17 Ağustos 1999’da meydana gelen 7.4 büyüklüğündeki Gölcük merkezli depreminin ardından uzmanların yaptığı; 30 yıl içerisinde İstanbul’da en az 7.2 büyüklüğünde bir deprem olacağı yönündeki uyarılar hala sürüyor. 21 yıldır yapılan uyarı, İzmir’i yıkan depremin ardından tekrar hatırlandı. Konunun uzmanları İstanbul’u bekleyen deprem tehlikesini SÖZCÜ’ye değerlendirdi.
Naci Görür
Prof. Naci Görür, “İstanbul için geç kaldık, çok yavaş hareket ettik. Depremi 3-5 sene sonra unuttuk. Bizde yönetimler için genellikle afet yönetimi önemlidir. Deprem olduktan sonra gidip hızla yara sarmak. O da testinin kırıldığı aşama oluyor. İnsanlar ölüyor, olanlar oluyor” dedi.
Haluk Eyidoğan
Prof. Dr. Haluk Eyidoğan ise “iyimser” senaryolara göre İstanbul’da 194 bin binanın kullanılamaz duruma geleceğini, 14 bin can kaybı olacağını söyledi.

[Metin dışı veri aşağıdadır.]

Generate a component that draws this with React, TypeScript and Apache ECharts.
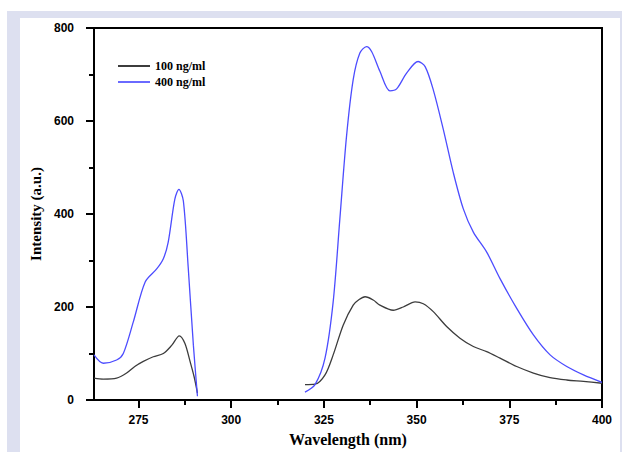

Prof. Dr. Ahmet Ercan da herkesin aklındaki “İstanbul’un yardımına kim koşacak” sorusunu şöyle yanıtladı: “Mutlaka çevre illerden geleceklerdir. Ama İzmir’de kilometrekare başına 1750 kişi düşüyor. İstanbul’da bu rakam 2 bin 586. Yapının altında kalacak kişi sayısı daha fazla olacaktır. Kurtarma ekiplerinin enkaz altındaki kişiye ulaşma süresi daha uzun olacaktır. İzmir’e benzemeyecektir. İstanbul’da ulaşım trafik sorunu da var. Yolları çok dar. İstanbul’daki kurtarma ekipleri önce kendi başlarının çaresine bakacak. Van ve Akhisar, Elazığ, İzmir depremlerinde ekipler harika iş çıkardılar. İstanbul’da bu iş zor. İstanbul kendi başına kalacak gibi görünüyor depremde. Nüfus çok fazla. 18 milyon kişi nasıl kurtarılır?”